Adoption and Implementation Timeline
DeepSeek published the mHC paper on December 31, 2025. The timing suggests integration into upcoming model releases.
Expected Integration
For industry watchers, DeepSeek's papers often provide an important early signal of the engineering choices that will shape the start-up's next major model release.
The company likely tested mHC extensively before publication. Production integration probably follows within months. The next major DeepSeek model release may incorporate this architecture.
Community Adoption
Open research allows other teams to experiment with mHC. Implementation requires some expertise but is feasible for experienced ML engineers. We should expect community implementations to emerge.

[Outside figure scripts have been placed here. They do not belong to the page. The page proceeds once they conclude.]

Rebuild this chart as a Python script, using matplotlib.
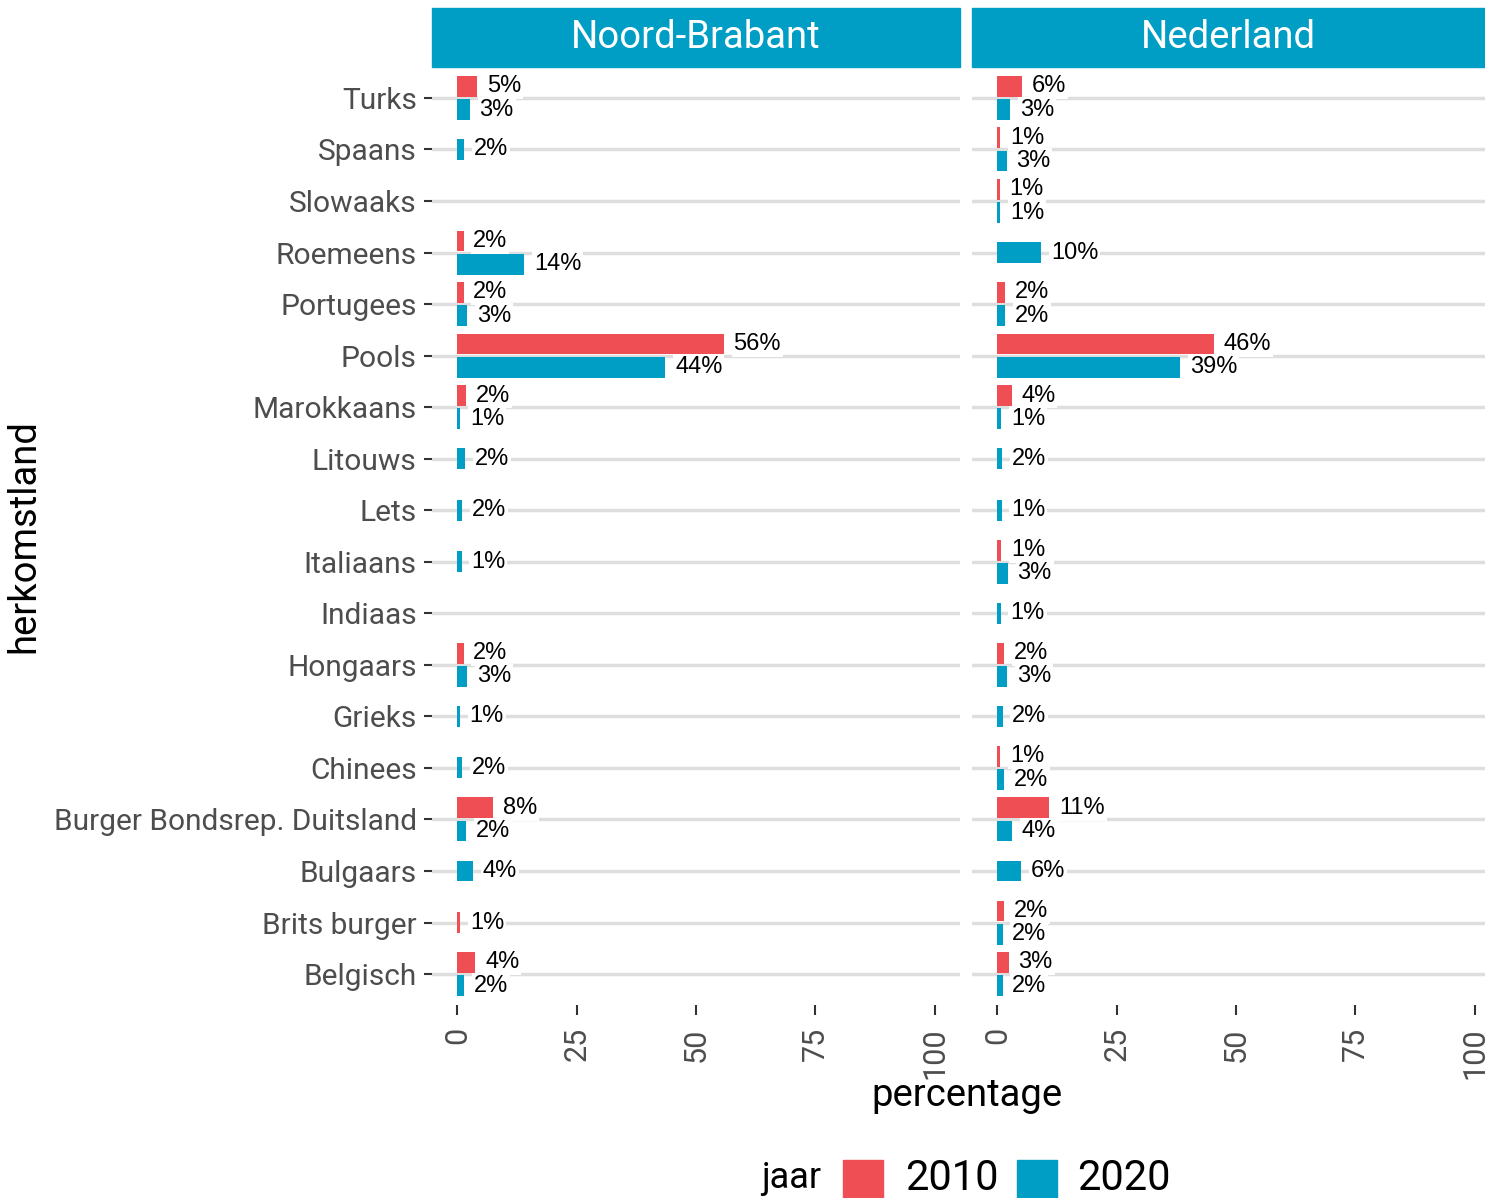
import numpy as np
import matplotlib.pyplot as plt
from matplotlib.patches import Rectangle

W, H = 1485, 1198

# categories from top to bottom
categories = ["Turks", "Spaans", "Slowaaks", "Roemeens", "Portugees", "Pools",
              "Marokkaans", "Litouws", "Lets", "Italiaans", "Indiaas", "Hongaars",
              "Grieks", "Chinees", "Burger Bondsrep. Duitsland", "Bulgaars",
              "Brits burger", "Belgisch"]

# bar lengths (None = no bar)
nb_2010 = [4.2, None, None, 1.3, 1.3, 55.8, 1.9, None, None, None, None, 1.3,
           None, None, 7.5, None, 0.6, 3.8]
nb_2020 = [2.6, 1.5, None, 14.0, 2.1, 43.6, 0.6, 1.7, 1.0, 0.9, None, 2.1,
           0.5, 1.0, 1.9, 3.3, None, 1.5]
nl_2010 = [5.1, 0.6, 0.5, None, 1.7, 45.3, 3.0, None, None, 0.8, None, 1.5,
           None, 0.6, 10.9, None, 1.4, 2.4]
nl_2020 = [2.65, 1.95, 0.6, 9.2, 1.6, 38.3, 0.8, 1.0, 0.9, 2.2, 0.7, 2.1,
           1.1, 1.5, 3.1, 5.0, 1.1, 1.1]

# labels as printed
nb_2010_lab = ["5%", "", "", "2%", "2%", "56%", "2%", "", "", "", "", "2%",
               "", "", "8%", "", "1%", "4%"]
nb_2020_lab = ["3%", "2%", "", "14%", "3%", "44%", "1%", "2%", "2%", "1%", "", "3%",
               "1%", "2%", "2%", "4%", "", "2%"]
nl_2010_lab = ["6%", "1%", "1%", "", "2%", "46%", "4%", "", "", "1%", "", "2%",
               "", "1%", "11%", "", "2%", "3%"]
nl_2020_lab = ["3%", "3%", "1%", "10%", "2%", "39%", "1%", "2%", "1%", "3%", "1%", "3%",
               "2%", "2%", "4%", "6%", "2%", "2%"]

panels = ["Noord-Brabant", "Nederland"]
years = ["2010", "2020"]
col_2010 = "#F04E55"
col_2020 = "#009DC4"
strip_col = "#009DC4"

plt.rcParams['font.family'] = ['Roboto', 'DejaVu Sans']

fig = plt.figure(figsize=(W / 100, H / 100), dpi=100)

n = len(categories)
ypos = np.arange(n)[::-1]  # Turks on top

panel_top, panel_bot = 67, 1005
lefts = [432, 972]
pw = 528

def draw_panel(ax, v10, v20, l10, l20, first):
    for i in range(n):
        y = ypos[i]
        both = v10[i] is not None and v20[i] is not None
        for v, lab, col, off in [(v10[i], l10[i], col_2010, 0.225),
                                 (v20[i], l20[i], col_2020, -0.225)]:
            if v is None:
                continue
            yy = y + off if both else y
            ax.barh(yy, v, height=0.405, color=col, zorder=2)
            ax.annotate(lab, (v, yy), xytext=(7, 0), textcoords='offset points',
                        ha='left', va='center', fontsize=17, family='Liberation Sans',
                        bbox=dict(boxstyle='square,pad=0.08', fc='white', ec='none'),
                        zorder=3)
    ax.set_xlim(-5.3, 105.3)
    ax.set_ylim(-0.6, n - 1 + 0.6)
    ax.set_yticks(ypos)
    ax.grid(axis='y', color='#DEDEDE', linewidth=2.5, zorder=0)
    ax.set_axisbelow(True)
    for s in ax.spines.values():
        s.set_visible(False)
    ax.set_xticks([0, 25, 50, 75, 100])
    ax.set_xticklabels(["0", "25", "50", "75", "100"], rotation=90,
                       fontsize=22, color='#4D4D4D')
    ax.tick_params(axis='x', length=7, width=1.5, color='#333333', pad=9)
    if first:
        ax.set_yticklabels(categories, fontsize=21.5, color='#4D4D4D')
        ax.tick_params(axis='y', length=6, width=1.5, color='#333333', pad=5)
    else:
        ax.set_yticklabels([])
        ax.tick_params(axis='y', length=0)

axes = []
for k, (v10, v20, l10, l20) in enumerate([(nb_2010, nb_2020, nb_2010_lab, nb_2020_lab),
                                          (nl_2010, nl_2020, nl_2010_lab, nl_2020_lab)]):
    ax = fig.add_axes([lefts[k] / W, 1 - panel_bot / H, pw / W,
                       (panel_bot - panel_top) / H])
    draw_panel(ax, v10, v20, l10, l20, k == 0)
    axes.append(ax)
    # strip
    fig.patches.append(Rectangle((lefts[k] / W, 1 - 67 / H), pw / W, 59 / H,
                                 transform=fig.transFigure, color=strip_col, zorder=0))
    sw = min(pw, W - lefts[k])
    fig.text((lefts[k] + sw / 2) / W, 1 - 38 / H, panels[k], color='white',
             fontsize=27.5, ha='center', va='center')

fig.text(967 / W, 1 - 1095 / H, "percentage", fontsize=27.5, ha='center', va='center')
fig.text(24 / W, 1 - 536 / H, "herkomstland", fontsize=27.5, rotation=90,
         ha='center', va='center')

# legend
ly = 1178
fig.text(791 / W, 1 - ly / H, "jaar", fontsize=26, ha='center', va='center')
for x0, col, lab, tx in [(843, col_2010, "2010", 905), (1017, col_2020, "2020", 1077)]:
    fig.patches.append(Rectangle((x0 / W, 1 - 1200 / H), 40 / W, 40 / H,
                                 transform=fig.transFigure, color=col))
    fig.text(tx / W, 1 - ly / H, lab, fontsize=30, ha='left', va='center')

fig.savefig("out.png", dpi=100)
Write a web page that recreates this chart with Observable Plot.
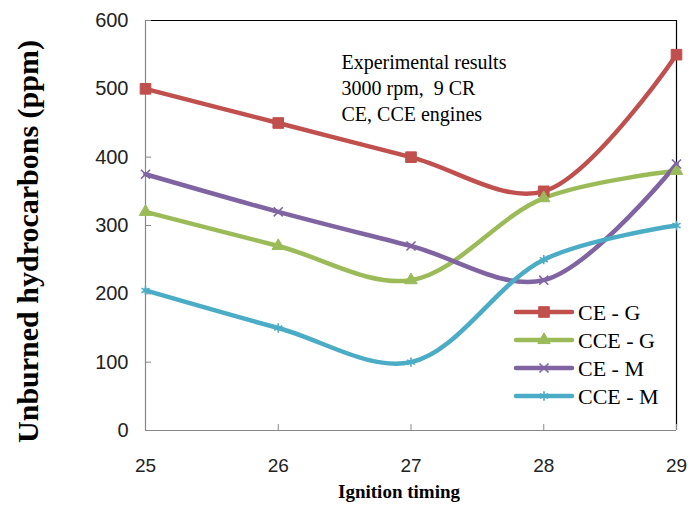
<!DOCTYPE html>
<html><head><meta charset="utf-8">
<script src="https://cdn.jsdelivr.net/npm/d3@7"></script>
<script src="https://cdn.jsdelivr.net/npm/@observablehq/plot@0.6"></script>
<style>
body{margin:0;background:#fff;}
#chart{position:relative;width:688px;height:510px;}
#chart svg{position:absolute;left:0;top:0;}
</style></head><body><div id="chart"></div>
<script>
const timing = [25, 26, 27, 28, 29];
const seriesNames = ["CE - G", "CCE - G", "CE - M", "CCE - M"];
const ceG  = [500, 450, 400, 350, 550];
const cceG = [320, 270, 220, 340, 380];
const ceM  = [375, 320, 270, 220, 390];
const cceM = [205, 150, 100, 250, 300];
const colors = ["#C0504D", "#9BBB59", "#8064A2", "#4BACC6"];
const symbols = ["square", "triangle", "times", "asterisk"];
const markerR = [6, 4.6, 4.2, 4.4];
const yTicks = [0, 100, 200, 300, 400, 500, 600];
const xTicks = [25, 26, 27, 28, 29];
const noteText = "Experimental results\n3000 rpm,  9 CR\nCE, CCE engines";
const yTitle = "Unburned hydrocarbons (ppm)";
const xTitle = "Ignition timing";

const allValues = [ceG, cceG, ceM, cceM];
const data = allValues.flatMap((vals, si) =>
  vals.map((v, i) => ({series: seriesNames[si], x: timing[i], y: v})));

const font = "Liberation Serif, Times New Roman, serif";
const tickFont = "Liberation Sans, Arial, sans-serif";

const chart = Plot.plot({
  width: 688, height: 510,
  marginLeft: 145, marginRight: 12, marginTop: 20, marginBottom: 80,
  x: {domain: [25, 29]},
  y: {domain: [0, 600]},
  color: {domain: seriesNames, range: colors},
  symbol: {domain: seriesNames, range: symbols},
  style: {fontFamily: font, fontSize: "20px", color: "#000", background: "#fff"},
  marks: [
    Plot.ruleY([600], {stroke: "#000", strokeWidth: 1.2}),
    Plot.ruleX([29], {stroke: "#000", strokeWidth: 1.2}),
    Plot.ruleX([25], {stroke: "#888", strokeWidth: 1.2}),
    Plot.ruleY([0], {stroke: "#888", strokeWidth: 1.2}),
    Plot.axisY({ticks: yTicks, tickSize: -6, tickPadding: 23, tickFormat: d => d, label: null, stroke: "#888", strokeOpacity: 1, fontFamily: tickFont, fontSize: 20, fill: "#222"}),
    Plot.axisX({ticks: xTicks, tickSize: -6, tickPadding: 34, tickFormat: d => d, label: null, stroke: "#888", strokeOpacity: 1, fontFamily: tickFont, fontSize: 19, fill: "#222"}),
    Plot.line(data, {x: "x", y: "y", z: "series", stroke: "series", strokeWidth: 4.5, curve: "catmull-rom"}),
    ...seriesNames.map((name, i) =>
      Plot.dot(data, {filter: d => d.series === name, x: "x", y: "y", symbol: "series", fill: "series", stroke: "series", r: markerR[i], strokeWidth: (i < 2 ? 1 : 1.6)})),
    Plot.text([noteText], {frameAnchor: "top-left", dx: 196, dy: 30, lineAnchor: "top", textAnchor: "start", lineHeight: 1.3, fontSize: 20}),
    Plot.text([yTitle], {frameAnchor: "left", textAnchor: "middle", dx: -117, dy: 16, rotate: -90, fontWeight: "bold", fontSize: 30}),
    Plot.text([xTitle], {frameAnchor: "bottom", dx: -12, dy: 67, fontWeight: "bold", fontSize: 19})
  ]
});
document.getElementById("chart").appendChild(chart);

// legend inside the plot area
const leg = d3.select("#chart").append("svg")
  .attr("width", 688).attr("height", 510)
  .style("pointer-events", "none");
const symMap = {square: d3.symbolSquare, triangle: d3.symbolTriangle, times: d3.symbolTimes, asterisk: d3.symbolAsterisk};
seriesNames.forEach((name, i) => {
  const y = 312 + i * 28;
  const g = leg.append("g");
  g.append("line").attr("x1", 516).attr("x2", 572).attr("y1", y).attr("y2", y)
    .attr("stroke", colors[i]).attr("stroke-width", 4.5).attr("stroke-linecap", "round");
  const filled = symbols[i] === "square" || symbols[i] === "triangle";
  g.append("path").attr("transform", `translate(544,${y})`)
    .attr("d", d3.symbol(symMap[symbols[i]], Math.PI * markerR[i] * markerR[i])())
    .attr("fill", filled ? colors[i] : "none")
    .attr("stroke", colors[i]).attr("stroke-width", filled ? 1 : 1.6);
  g.append("text").attr("x", 578).attr("y", y).attr("dy", "0.35em")
    .attr("font-family", font).attr("font-size", 22).text(name);
});
</script></body></html>
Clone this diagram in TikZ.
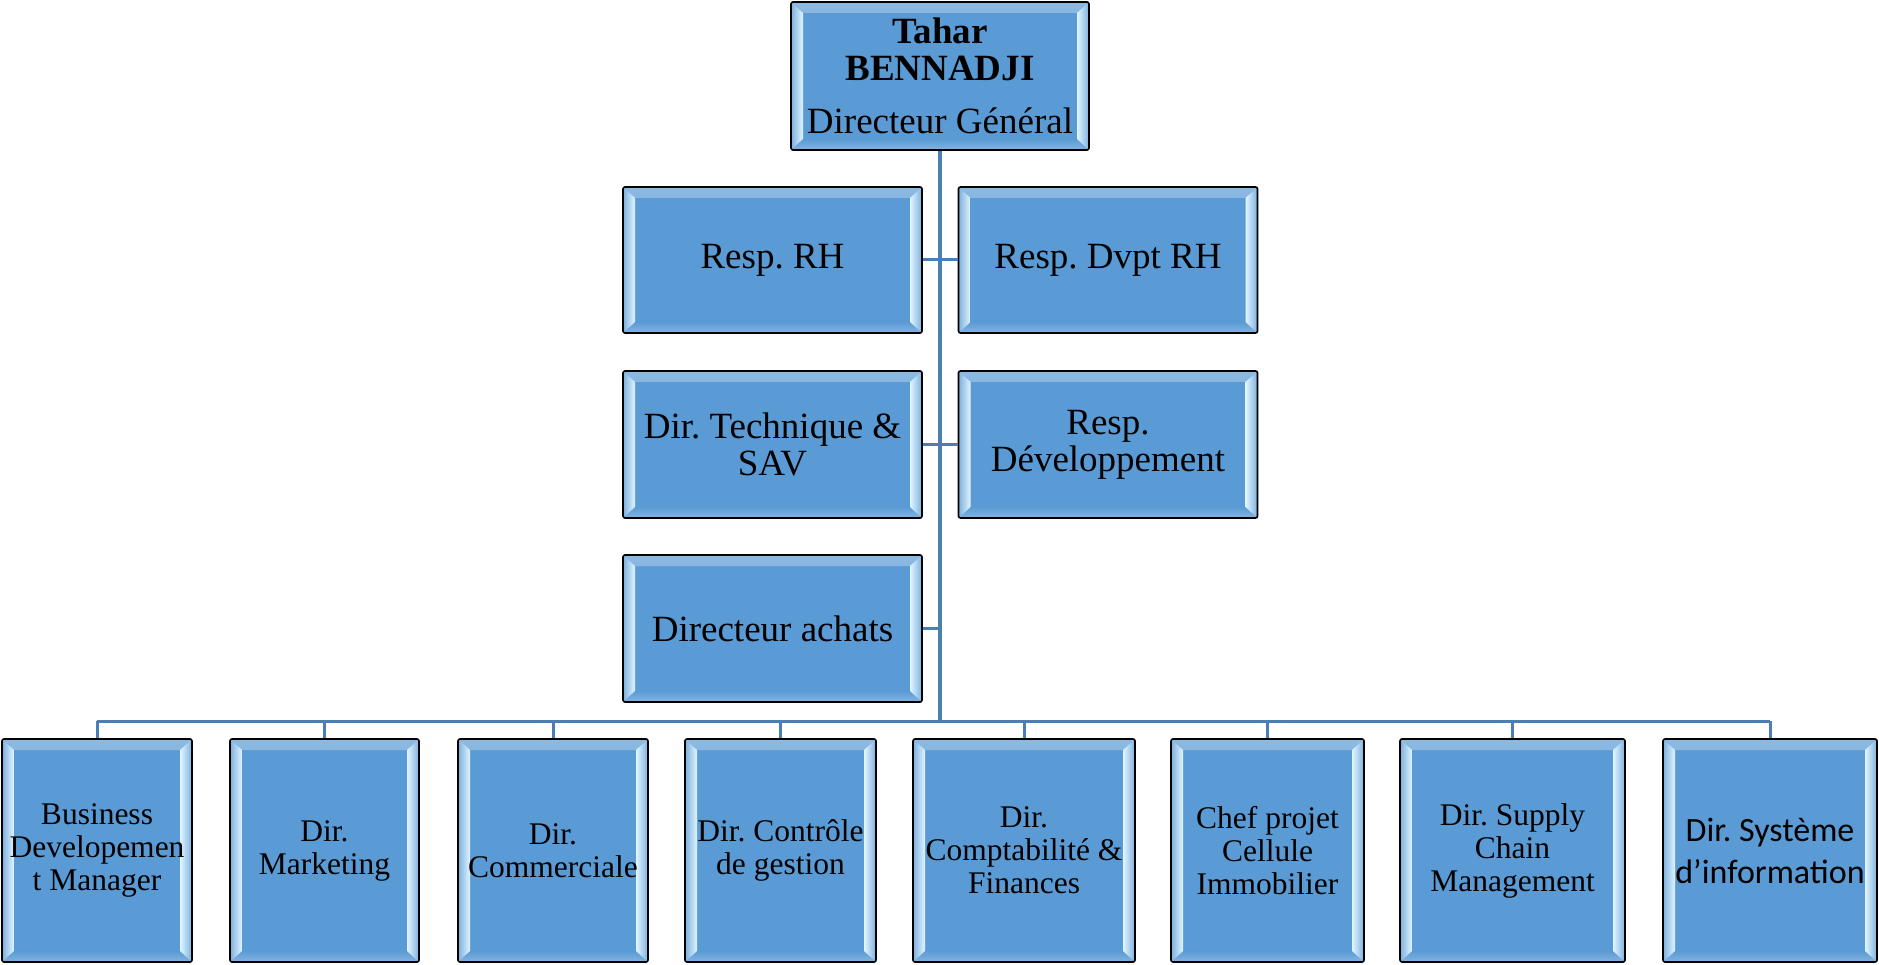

The published paper includes sufficient detail for reproduction. Teams with adequate computational resources can validate the results. This transparency aids broader adoption across the field.
Conclusion
DeepSeek's Manifold-Constrained Hyper-Connections represent a significant advance in neural network architecture. The technique solves stability problems that prevented earlier attempts to widen residual pathways.
Key innovations include:
- Mathematical constraints that maintain stability
- The Sinkhorn-Knopp algorithm for efficient projection
- Infrastructure optimizations that minimize overhead
- Demonstrated improvements on large-scale models
The architecture achieves its goals with remarkable efficiency. A 4x wider residual stream adds only 6.7% training time. Performance improvements of 2+ percentage points on key benchmarks validate the approach.
For the broader AI field, mHC demonstrates that architectural innovation remains crucial. Raw compute power alone is not sufficient. Clever design can achieve results that would otherwise require much more hardware.
As models continue scaling to trillion-parameter sizes, techniques like mHC become increasingly important. The stability and efficiency benefits will likely prove essential for the next generation of AI systems.
Researchers and engineers working on large language models should pay close attention to this development. The constrained optimization approach may inspire additional innovations in neural architecture design.